Southern European markets have seen the fastest rent growth in 2024-2026, driven by digital nomad migration, tourism pressure, and limited new supply. Lisbon rents grew 10-15% annually, prompting the Mais Habitacao reforms. Barcelona and Madrid grew 7-10%. Athens and Porto grew 8-12%. Italy's market varies enormously: Milan matches Northern European growth rates, while smaller southern cities remain affordable. The golden visa programme changes (Portugal ended its programme for real estate in 2023, Spain is reviewing its programme) are redirecting some investment flows but have not meaningfully cooled rental demand.

Central and Eastern Europe

CEE markets offer the strongest combination of affordability and growth. Warsaw, Prague, Budapest, and Bucharest have modern housing stock, improving infrastructure, and rents 40-60% below Western European equivalents. These markets are attracting increasing numbers of remote workers and companies relocating operations. Rent growth of 5-8% annually is likely to continue, but from a much lower base.

Regulatory Trends

The regulatory direction across Europe is toward stronger tenant protections. France's DPE bans on poorly rated properties are removing G and F-rated homes from the rental market. The Netherlands expanded rent regulation significantly. Spain introduced rent caps in tensioned housing zones. Germany continues to tighten the Mietpreisbremse. The UK's Renters' Reform Bill (England) will abolish Section 21 no-fault evictions. Ireland extended the Residential Tenancies Act protections. For tenants, these regulations provide greater security. For agencies, they require staying current with compliance requirements. Use our contract clause checklists to verify your lease complies with current regulations.

Remote Work and Location Flexibility

The stabilisation of hybrid work patterns means more tenants can choose where to live based on lifestyle rather than commute distance. This is redistributing demand from city centres to suburban areas and secondary cities. Cities with strong quality of life, good internet infrastructure, and lower costs are gaining: Valencia, Porto, Thessaloniki, Tallinn, and Ljubljana are all benefiting. Agencies in these markets report growing demand from international tenants.
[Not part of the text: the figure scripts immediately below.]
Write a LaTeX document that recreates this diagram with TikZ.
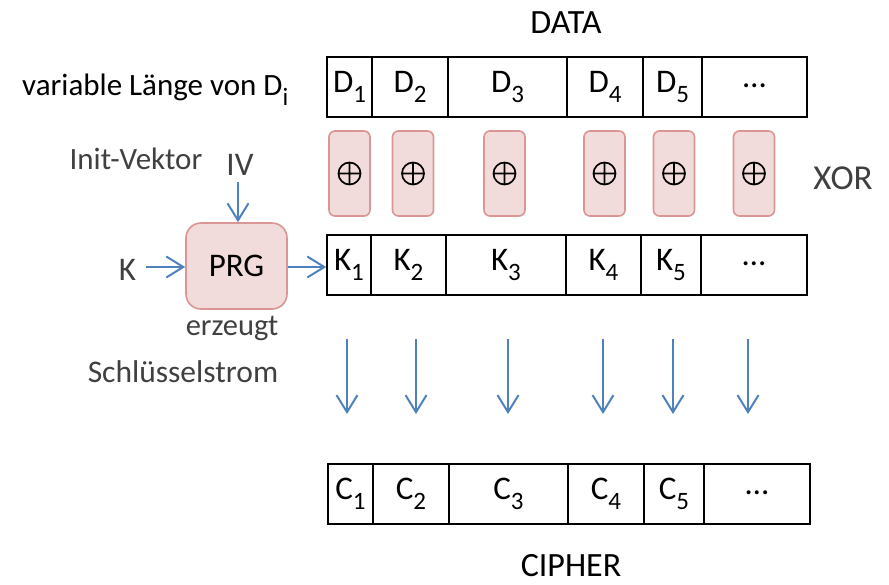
\documentclass[tikz,border=0pt]{standalone}
\usepackage{fontspec}
\setmainfont{Carlito}
\usetikzlibrary{arrows.meta}

\definecolor{boxfill}{RGB}{242,220,219}
\definecolor{boxline}{RGB}{217,150,148}
\definecolor{arrowblue}{RGB}{79,129,189}
\definecolor{labelgray}{RGB}{64,64,64}

\newcommand{\sz}[1]{\fontsize{#1}{#1}\selectfont}
\newcommand{\idx}[1]{\raisebox{-10pt}{\sz{25}#1}}

\tikzset{
  cellbox/.style={draw=black, line width=1.6pt, inner sep=0pt, font=\sz{33}},
  xorbox/.style={draw=boxline, fill=boxfill, line width=1.6pt, rounded corners=6pt,
    minimum width=41pt, minimum height=85pt, inner sep=0pt},
  xorsign/.style={draw=black, line width=1.7pt},
  prgbox/.style={draw=boxline, fill=boxfill, line width=1.6pt, rounded corners=15pt,
    minimum width=101pt, minimum height=86pt, inner sep=0pt, font=\sz{33}},
  flow/.style={draw=arrowblue, line width=2pt,
    -{Straight Barb[length=17pt,width=21pt,line width=2pt]}},
  lbl/.style={inner sep=0pt, text=labelgray},
}

\begin{document}
\begin{tikzpicture}[x=1pt, y=-1pt]
  \useasboundingbox (0,0) rectangle (889,584);

  % cell rows: data, key stream, cipher
  \foreach \row/\letter/\top/\xa/\xb/\xc/\xd/\xe/\xf/\xg in {
      d/D/57/327/372/448/567/643/702/807,
      k/K/235/327/371/446/566/641/701/807,
      c/C/464/328/373/449/568/644/704/810} {
    \pgfmathsetmacro{\mid}{\top+30}
    \foreach \i/\l/\r in {1/\xa/\xb, 2/\xb/\xc, 3/\xc/\xd, 4/\xd/\xe, 5/\xe/\xf} {
      \pgfmathsetmacro{\w}{\r-\l}
      \pgfmathsetmacro{\cx}{(\l+\r)/2}
      \node[cellbox, minimum width=\w pt, minimum height=60pt] (\row\i) at (\cx,\mid)
        {\letter\idx{\i}};
    }
    \pgfmathsetmacro{\w}{\xg-\xf}
    \pgfmathsetmacro{\cx}{(\xf+\xg)/2}
    \node[cellbox, minimum width=\w pt, minimum height=60pt] (\row6) at (\cx,\mid)
      {\raisebox{3pt}{\dots}};
  }

  % XOR operators between data and key stream
  \foreach \i/\x in {1/349.5, 2/413, 3/504.5, 4/604.5, 5/674, 6/754} {
    \node[xorbox] (x\i) at (\x,173.5) {};
    \draw[xorsign] (x\i) circle (11pt)
      (x\i.center) ++(-11pt,0) -- ++(22pt,0)
      (x\i.center) ++(0,-11pt) -- ++(0,22pt);
  }

  % key stream generator
  \node[prgbox] (prg) at (236.5,266) {PRG};
  \node[lbl, anchor=base, font=\sz{33}] (k) at (127.5,280) {K};
  \node[lbl, anchor=base, font=\sz{33}] (iv) at (240,175) {IV};
  \coordinate (kstart) at (146,267);
  \coordinate (ivstart) at (238,182);
  \draw[flow] (kstart) -- (prg.west |- kstart);
  \draw[flow] (ivstart) -- (prg.north -| ivstart);
  \draw[flow] (prg.east |- kstart) -- (k1.west |- kstart);

  % combining into the cipher
  \foreach \x [count=\i] in {347, 416, 508, 603, 673, 748} {
    \coordinate (a\i) at (\x,339);
    \coordinate (b\i) at (\x,414);
    \draw[flow] (a\i) -- (b\i);
  }

  % labels
  \node[inner sep=0pt, anchor=base, font=\sz{34}] (data) at (566,33) {DATA};
  \node[inner sep=0pt, anchor=base, font=\sz{34}] (cipher) at (571,576) {CIPHER};
  \node[lbl, anchor=base, font=\sz{35}] (xor) at (843,189) {XOR};
  \node[inner sep=0pt, anchor=base west, font=\sz{31}] (len) at (22,95)
    {variable Länge von D\idx{i}};
  \node[lbl, anchor=base, font=\sz{31}] (init) at (136,169) {Init-Vektor};
  \node[lbl, anchor=base, font=\sz{30.5}] (gen) at (232,335) {erzeugt};
  \node[lbl, anchor=base, font=\sz{31.5}] (stream) at (183,382) {Schlüsselstrom};
\end{tikzpicture}
\end{document}
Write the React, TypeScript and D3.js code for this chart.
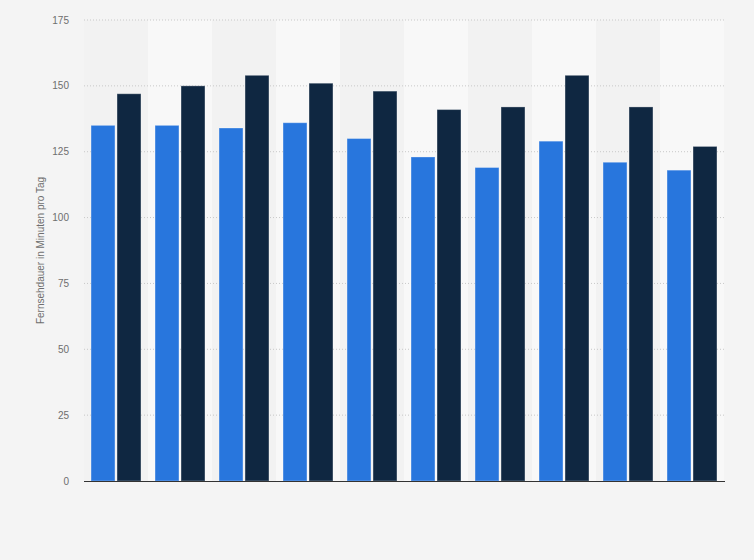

What This Means for Tenants

Start your search early in tight markets (3-4 months ahead). Consider secondary cities where value is better. Understand your tenant rights in your target country, as regulations are shifting in your favour. Budget for continued moderate rent increases (3-7% annually in most Western European cities). Check energy performance certificates carefully, as poorly rated properties face rental bans in some countries.